As individuals and groups that support and affirm the rights of gay, lesbian, bisexual, hijra, and transgendered people, we demand that the government enable the protection by the law of all citizens, without discrimination based on gender or sexual orientation. Towards this end, there is an urgent need to decriminalise sex between consenting adults. It is not the business of government to decide what people choose to do with complete consent without infringing on the rights of any other citizen. It is the business of the government, however, to frame effective laws that prosecute heinous crimes such as child sexual abuse.

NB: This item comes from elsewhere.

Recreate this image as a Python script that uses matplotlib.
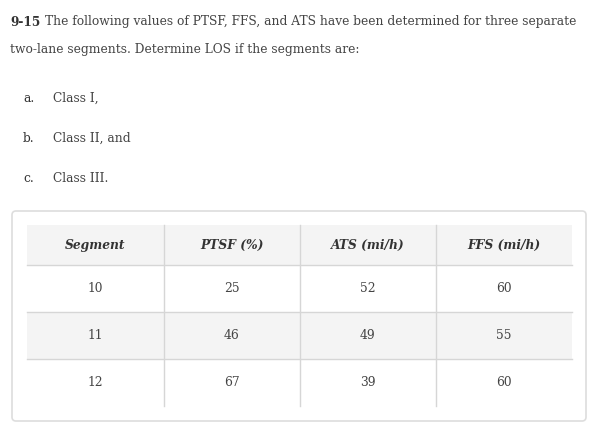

The government has stated in its affidavit each of the fundamental rights are subject to ëreasonable restrictionsí. Restricting the access of millions of citizens to proper health care, failing to address rampant discrimination on the basis of their sexual preference, failing to protect them from harassment by the police and criminalising their consensual sexual acts while hiding behind the fig leaf of protecting Indian culture, are not reasonable restrictions by any standards. We urge the government to reconsider its position, bringing it in line with the requirements of the Constitution of India with regard to Fundamental Rights of every citizen and with the Universal Declaration of Human Rights.